** begin Dataset extract **

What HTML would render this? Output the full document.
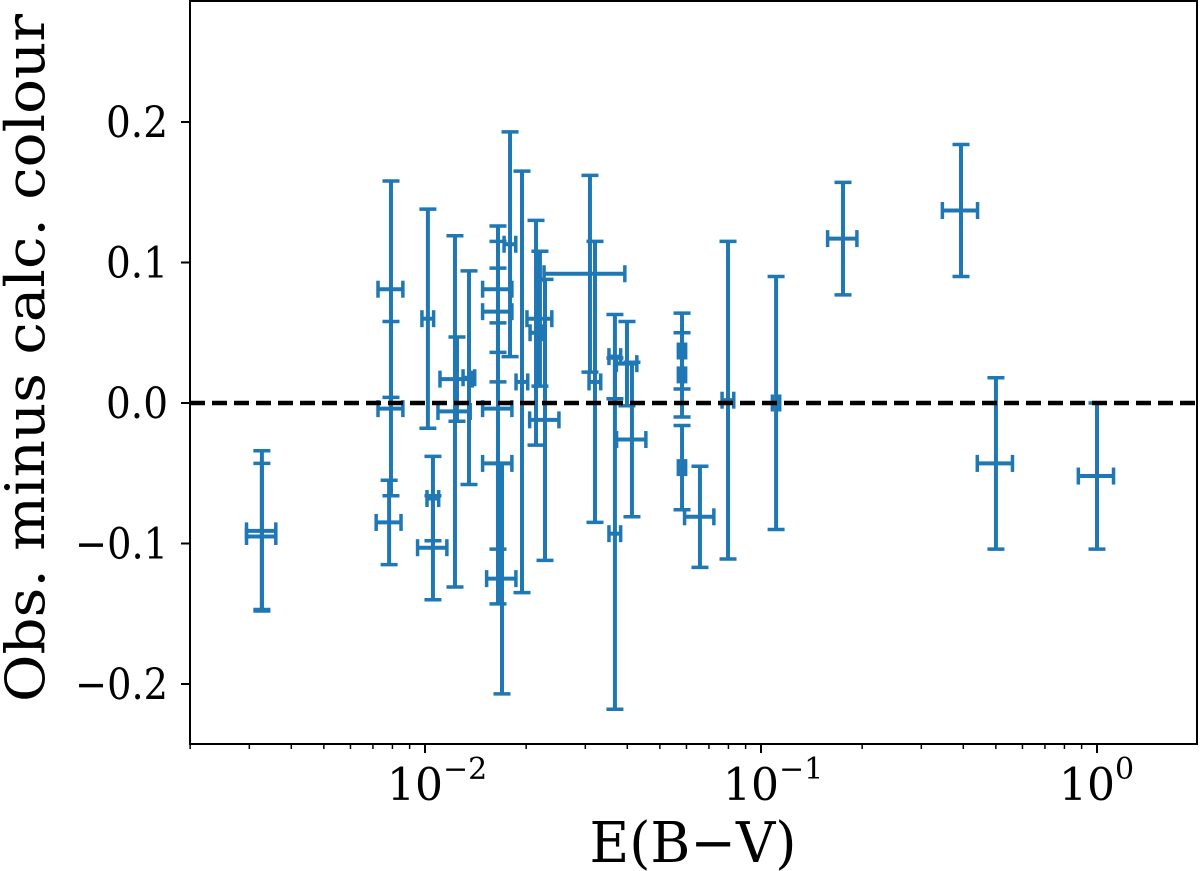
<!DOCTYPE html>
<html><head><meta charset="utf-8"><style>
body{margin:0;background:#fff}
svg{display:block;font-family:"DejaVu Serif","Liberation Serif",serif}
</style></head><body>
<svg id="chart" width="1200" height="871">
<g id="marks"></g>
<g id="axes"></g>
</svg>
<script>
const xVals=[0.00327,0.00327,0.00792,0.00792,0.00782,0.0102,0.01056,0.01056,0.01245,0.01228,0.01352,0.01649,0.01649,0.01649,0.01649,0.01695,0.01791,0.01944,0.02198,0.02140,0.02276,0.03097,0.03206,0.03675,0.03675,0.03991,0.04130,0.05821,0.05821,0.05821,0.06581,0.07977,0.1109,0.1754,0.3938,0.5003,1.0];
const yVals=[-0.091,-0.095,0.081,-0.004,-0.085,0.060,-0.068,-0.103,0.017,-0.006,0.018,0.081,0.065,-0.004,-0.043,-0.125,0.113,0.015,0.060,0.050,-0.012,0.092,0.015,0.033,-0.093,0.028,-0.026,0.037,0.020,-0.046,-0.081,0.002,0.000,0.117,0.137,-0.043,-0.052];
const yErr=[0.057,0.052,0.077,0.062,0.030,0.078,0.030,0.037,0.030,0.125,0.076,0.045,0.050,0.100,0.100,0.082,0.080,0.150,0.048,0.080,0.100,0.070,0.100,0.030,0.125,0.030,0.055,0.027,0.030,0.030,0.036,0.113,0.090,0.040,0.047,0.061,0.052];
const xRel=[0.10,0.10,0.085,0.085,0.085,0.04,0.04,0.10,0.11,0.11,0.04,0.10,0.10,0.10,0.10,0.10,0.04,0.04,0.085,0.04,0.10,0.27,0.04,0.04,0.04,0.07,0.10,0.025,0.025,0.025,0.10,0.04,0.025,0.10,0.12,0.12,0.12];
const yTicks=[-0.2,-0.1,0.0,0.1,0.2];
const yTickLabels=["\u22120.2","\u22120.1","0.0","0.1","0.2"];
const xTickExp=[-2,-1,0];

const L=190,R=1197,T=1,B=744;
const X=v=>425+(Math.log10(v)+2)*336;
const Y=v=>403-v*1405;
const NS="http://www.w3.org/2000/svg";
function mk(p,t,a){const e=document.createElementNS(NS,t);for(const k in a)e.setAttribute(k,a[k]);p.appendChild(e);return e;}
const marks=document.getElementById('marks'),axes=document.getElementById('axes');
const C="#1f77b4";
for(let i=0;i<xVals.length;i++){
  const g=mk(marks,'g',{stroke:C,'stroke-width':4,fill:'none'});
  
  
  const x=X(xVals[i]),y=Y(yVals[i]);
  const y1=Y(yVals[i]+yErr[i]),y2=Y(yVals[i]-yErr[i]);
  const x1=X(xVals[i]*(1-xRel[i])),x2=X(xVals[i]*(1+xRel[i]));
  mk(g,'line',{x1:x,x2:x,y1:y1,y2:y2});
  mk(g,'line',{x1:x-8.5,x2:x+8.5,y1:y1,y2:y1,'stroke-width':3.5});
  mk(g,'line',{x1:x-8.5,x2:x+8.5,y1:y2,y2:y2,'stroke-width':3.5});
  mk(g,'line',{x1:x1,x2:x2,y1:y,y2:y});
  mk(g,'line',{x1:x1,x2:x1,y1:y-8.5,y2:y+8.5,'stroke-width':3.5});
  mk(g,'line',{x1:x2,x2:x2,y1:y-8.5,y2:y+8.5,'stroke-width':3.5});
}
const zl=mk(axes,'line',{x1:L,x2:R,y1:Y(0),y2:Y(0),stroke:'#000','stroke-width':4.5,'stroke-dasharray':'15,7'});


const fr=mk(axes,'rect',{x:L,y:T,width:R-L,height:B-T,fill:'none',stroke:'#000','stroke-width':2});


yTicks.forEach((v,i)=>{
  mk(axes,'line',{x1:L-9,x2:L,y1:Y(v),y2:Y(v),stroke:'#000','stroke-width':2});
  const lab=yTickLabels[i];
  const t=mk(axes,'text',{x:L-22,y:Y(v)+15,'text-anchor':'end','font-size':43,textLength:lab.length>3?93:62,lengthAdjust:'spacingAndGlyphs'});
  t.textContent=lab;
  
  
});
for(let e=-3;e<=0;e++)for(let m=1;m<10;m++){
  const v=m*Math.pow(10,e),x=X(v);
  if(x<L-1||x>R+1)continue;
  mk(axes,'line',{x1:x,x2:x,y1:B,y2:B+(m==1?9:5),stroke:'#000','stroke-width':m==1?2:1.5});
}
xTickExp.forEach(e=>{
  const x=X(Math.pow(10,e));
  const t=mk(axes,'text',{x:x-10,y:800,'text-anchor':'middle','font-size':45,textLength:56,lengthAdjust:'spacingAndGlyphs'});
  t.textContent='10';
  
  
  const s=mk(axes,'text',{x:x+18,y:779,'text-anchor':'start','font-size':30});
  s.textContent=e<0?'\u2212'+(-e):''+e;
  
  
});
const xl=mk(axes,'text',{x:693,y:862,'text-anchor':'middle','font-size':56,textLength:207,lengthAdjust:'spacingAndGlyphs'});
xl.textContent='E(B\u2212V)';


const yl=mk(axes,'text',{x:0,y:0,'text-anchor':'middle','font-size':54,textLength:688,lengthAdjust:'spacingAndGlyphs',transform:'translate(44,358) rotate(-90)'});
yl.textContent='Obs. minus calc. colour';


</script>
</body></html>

** end Dataset extract **
** begin Dataset extract **

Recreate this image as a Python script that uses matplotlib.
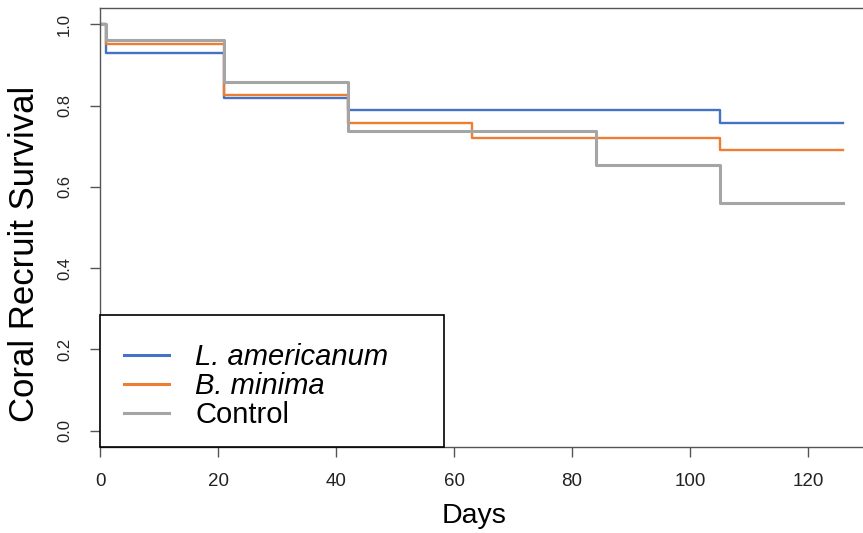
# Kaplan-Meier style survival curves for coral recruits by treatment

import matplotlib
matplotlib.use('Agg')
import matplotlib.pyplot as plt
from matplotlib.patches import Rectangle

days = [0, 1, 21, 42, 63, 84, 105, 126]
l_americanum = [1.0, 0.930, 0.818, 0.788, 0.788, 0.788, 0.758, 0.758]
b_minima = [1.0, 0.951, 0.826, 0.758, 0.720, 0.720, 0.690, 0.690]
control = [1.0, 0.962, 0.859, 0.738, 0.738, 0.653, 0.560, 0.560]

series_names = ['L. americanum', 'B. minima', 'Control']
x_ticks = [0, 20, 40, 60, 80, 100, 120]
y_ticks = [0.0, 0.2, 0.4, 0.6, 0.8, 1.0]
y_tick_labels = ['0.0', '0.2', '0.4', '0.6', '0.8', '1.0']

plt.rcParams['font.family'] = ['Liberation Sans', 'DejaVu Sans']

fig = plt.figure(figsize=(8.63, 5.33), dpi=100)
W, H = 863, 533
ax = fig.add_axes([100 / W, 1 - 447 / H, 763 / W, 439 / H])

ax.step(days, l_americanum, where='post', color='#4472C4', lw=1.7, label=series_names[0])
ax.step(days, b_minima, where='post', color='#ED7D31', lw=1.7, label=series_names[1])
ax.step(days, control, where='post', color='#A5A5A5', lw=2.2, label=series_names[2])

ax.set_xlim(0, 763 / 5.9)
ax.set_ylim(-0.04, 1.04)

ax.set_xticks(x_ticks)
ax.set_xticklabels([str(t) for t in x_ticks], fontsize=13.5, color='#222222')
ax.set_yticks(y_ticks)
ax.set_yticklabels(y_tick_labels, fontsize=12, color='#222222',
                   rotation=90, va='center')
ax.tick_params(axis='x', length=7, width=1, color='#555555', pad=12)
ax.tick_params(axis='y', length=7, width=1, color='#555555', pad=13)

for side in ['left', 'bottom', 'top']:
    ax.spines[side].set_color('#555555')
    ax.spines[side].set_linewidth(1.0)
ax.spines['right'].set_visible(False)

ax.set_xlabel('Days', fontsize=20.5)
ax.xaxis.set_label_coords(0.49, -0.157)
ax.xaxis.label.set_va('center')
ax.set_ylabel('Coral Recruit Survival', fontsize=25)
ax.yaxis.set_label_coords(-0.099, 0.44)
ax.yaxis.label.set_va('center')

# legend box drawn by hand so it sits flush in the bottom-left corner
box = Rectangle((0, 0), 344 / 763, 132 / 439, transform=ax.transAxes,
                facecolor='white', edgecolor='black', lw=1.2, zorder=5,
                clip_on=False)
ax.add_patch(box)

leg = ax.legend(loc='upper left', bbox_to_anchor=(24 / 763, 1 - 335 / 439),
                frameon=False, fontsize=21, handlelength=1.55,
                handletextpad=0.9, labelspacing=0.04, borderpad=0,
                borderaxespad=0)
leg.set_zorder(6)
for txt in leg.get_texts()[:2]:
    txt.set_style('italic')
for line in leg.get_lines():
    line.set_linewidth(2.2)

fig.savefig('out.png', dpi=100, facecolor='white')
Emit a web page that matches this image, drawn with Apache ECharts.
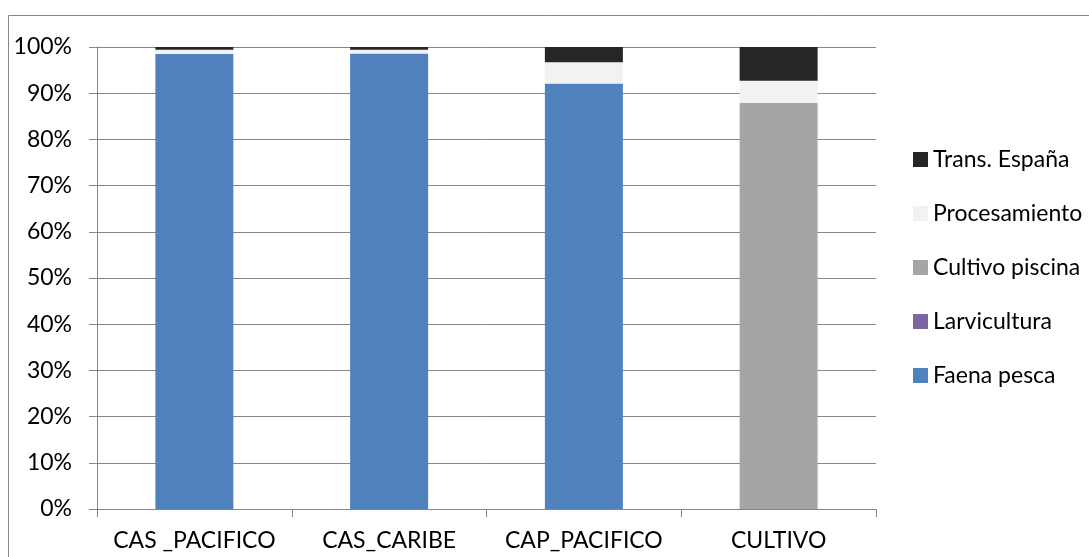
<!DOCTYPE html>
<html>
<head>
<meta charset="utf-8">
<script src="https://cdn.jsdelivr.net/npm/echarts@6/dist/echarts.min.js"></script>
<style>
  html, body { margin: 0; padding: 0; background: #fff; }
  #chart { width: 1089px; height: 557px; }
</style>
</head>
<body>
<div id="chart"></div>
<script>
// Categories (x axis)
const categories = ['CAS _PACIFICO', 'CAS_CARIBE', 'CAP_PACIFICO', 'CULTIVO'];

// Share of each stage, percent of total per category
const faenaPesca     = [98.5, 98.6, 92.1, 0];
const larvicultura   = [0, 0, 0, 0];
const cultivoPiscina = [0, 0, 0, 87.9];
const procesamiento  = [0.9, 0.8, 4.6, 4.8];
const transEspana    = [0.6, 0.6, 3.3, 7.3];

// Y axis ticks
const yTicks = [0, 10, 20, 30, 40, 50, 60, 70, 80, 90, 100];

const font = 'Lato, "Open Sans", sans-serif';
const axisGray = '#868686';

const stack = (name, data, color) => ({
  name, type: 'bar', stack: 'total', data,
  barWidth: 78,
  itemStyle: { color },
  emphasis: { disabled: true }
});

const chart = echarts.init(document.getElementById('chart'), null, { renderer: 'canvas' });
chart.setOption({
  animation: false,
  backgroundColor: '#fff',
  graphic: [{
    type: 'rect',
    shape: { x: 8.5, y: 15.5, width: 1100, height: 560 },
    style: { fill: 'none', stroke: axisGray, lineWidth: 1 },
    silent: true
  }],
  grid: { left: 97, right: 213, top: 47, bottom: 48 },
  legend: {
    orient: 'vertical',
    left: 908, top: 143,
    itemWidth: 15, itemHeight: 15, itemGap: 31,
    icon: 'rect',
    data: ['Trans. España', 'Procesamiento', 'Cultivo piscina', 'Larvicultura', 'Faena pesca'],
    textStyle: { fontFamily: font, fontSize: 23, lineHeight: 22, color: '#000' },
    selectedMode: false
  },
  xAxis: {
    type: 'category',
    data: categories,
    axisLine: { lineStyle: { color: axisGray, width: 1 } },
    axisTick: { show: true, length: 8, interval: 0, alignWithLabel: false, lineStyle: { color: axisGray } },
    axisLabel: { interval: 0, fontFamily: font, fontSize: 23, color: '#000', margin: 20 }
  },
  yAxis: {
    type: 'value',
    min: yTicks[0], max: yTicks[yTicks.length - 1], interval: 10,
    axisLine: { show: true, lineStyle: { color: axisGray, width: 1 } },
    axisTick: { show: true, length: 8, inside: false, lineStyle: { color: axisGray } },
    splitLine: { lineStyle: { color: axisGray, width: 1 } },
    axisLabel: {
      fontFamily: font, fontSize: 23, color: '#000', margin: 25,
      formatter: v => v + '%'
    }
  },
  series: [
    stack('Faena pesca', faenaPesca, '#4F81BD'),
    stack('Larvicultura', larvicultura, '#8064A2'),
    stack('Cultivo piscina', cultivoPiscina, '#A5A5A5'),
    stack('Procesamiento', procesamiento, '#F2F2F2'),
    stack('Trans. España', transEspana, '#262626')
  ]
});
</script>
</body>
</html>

** end Dataset extract **
** begin Dataset extract **

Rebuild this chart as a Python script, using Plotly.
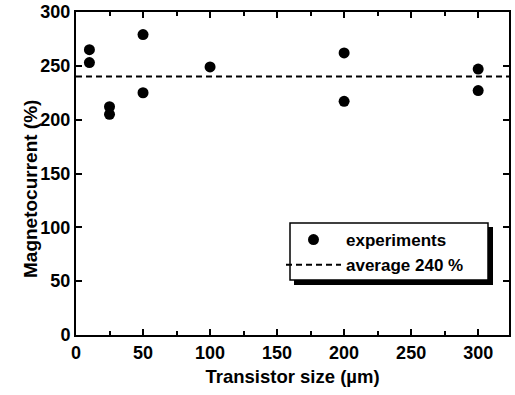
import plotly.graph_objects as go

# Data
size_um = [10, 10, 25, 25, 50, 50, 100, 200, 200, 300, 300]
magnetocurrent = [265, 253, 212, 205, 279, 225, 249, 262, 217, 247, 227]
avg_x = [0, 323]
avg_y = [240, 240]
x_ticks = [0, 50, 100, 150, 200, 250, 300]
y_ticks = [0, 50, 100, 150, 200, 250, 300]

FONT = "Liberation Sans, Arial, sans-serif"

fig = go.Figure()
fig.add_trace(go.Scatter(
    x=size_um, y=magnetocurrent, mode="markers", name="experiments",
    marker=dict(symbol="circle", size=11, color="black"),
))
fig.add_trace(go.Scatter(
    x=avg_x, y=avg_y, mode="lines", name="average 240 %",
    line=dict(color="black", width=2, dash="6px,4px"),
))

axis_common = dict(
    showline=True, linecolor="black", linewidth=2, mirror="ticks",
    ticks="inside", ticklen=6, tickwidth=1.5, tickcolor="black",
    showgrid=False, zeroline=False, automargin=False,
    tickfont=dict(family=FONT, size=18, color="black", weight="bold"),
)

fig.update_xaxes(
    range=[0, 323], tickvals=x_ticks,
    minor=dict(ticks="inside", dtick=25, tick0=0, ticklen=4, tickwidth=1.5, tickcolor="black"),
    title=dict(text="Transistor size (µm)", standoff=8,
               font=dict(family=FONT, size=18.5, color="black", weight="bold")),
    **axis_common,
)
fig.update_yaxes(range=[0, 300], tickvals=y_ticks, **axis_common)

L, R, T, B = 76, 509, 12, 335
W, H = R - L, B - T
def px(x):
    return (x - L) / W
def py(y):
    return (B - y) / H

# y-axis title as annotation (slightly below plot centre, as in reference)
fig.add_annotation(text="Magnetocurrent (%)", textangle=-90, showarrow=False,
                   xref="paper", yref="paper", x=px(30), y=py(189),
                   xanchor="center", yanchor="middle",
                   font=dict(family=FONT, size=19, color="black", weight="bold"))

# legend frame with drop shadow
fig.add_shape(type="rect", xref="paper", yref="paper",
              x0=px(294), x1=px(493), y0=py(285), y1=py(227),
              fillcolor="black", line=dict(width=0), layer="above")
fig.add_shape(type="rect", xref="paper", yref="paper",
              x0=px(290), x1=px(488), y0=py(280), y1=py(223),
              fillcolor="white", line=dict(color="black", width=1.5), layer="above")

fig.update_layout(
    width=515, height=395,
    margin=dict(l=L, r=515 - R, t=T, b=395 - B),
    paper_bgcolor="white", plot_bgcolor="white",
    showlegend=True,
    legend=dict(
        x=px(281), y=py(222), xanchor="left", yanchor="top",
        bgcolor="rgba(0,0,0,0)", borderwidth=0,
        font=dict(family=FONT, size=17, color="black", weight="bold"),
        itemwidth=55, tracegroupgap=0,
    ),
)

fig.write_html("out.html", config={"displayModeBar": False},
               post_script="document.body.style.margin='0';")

** end Dataset extract **

Instructions for the task —
Take out nothing but the lines from the one containing "What HTML would" to the one containing "const xTickExp=[-2,-1,0];", inclusive, retyped exactly. Drop the pictures.

Answer to this exercise —
What HTML would render this? Output the full document.
<!DOCTYPE html>
<html><head><meta charset="utf-8"><style>
body{margin:0;background:#fff}
svg{display:block;font-family:"DejaVu Serif","Liberation Serif",serif}
</style></head><body>
<svg id="chart" width="1200" height="871">
<g id="marks"></g>
<g id="axes"></g>
</svg>
<script>
const xVals=[0.00327,0.00327,0.00792,0.00792,0.00782,0.0102,0.01056,0.01056,0.01245,0.01228,0.01352,0.01649,0.01649,0.01649,0.01649,0.01695,0.01791,0.01944,0.02198,0.02140,0.02276,0.03097,0.03206,0.03675,0.03675,0.03991,0.04130,0.05821,0.05821,0.05821,0.06581,0.07977,0.1109,0.1754,0.3938,0.5003,1.0];
const yVals=[-0.091,-0.095,0.081,-0.004,-0.085,0.060,-0.068,-0.103,0.017,-0.006,0.018,0.081,0.065,-0.004,-0.043,-0.125,0.113,0.015,0.060,0.050,-0.012,0.092,0.015,0.033,-0.093,0.028,-0.026,0.037,0.020,-0.046,-0.081,0.002,0.000,0.117,0.137,-0.043,-0.052];
const yErr=[0.057,0.052,0.077,0.062,0.030,0.078,0.030,0.037,0.030,0.125,0.076,0.045,0.050,0.100,0.100,0.082,0.080,0.150,0.048,0.080,0.100,0.070,0.100,0.030,0.125,0.030,0.055,0.027,0.030,0.030,0.036,0.113,0.090,0.040,0.047,0.061,0.052];
const xRel=[0.10,0.10,0.085,0.085,0.085,0.04,0.04,0.10,0.11,0.11,0.04,0.10,0.10,0.10,0.10,0.10,0.04,0.04,0.085,0.04,0.10,0.27,0.04,0.04,0.04,0.07,0.10,0.025,0.025,0.025,0.10,0.04,0.025,0.10,0.12,0.12,0.12];
const yTicks=[-0.2,-0.1,0.0,0.1,0.2];
const yTickLabels=["\u22120.2","\u22120.1","0.0","0.1","0.2"];
const xTickExp=[-2,-1,0];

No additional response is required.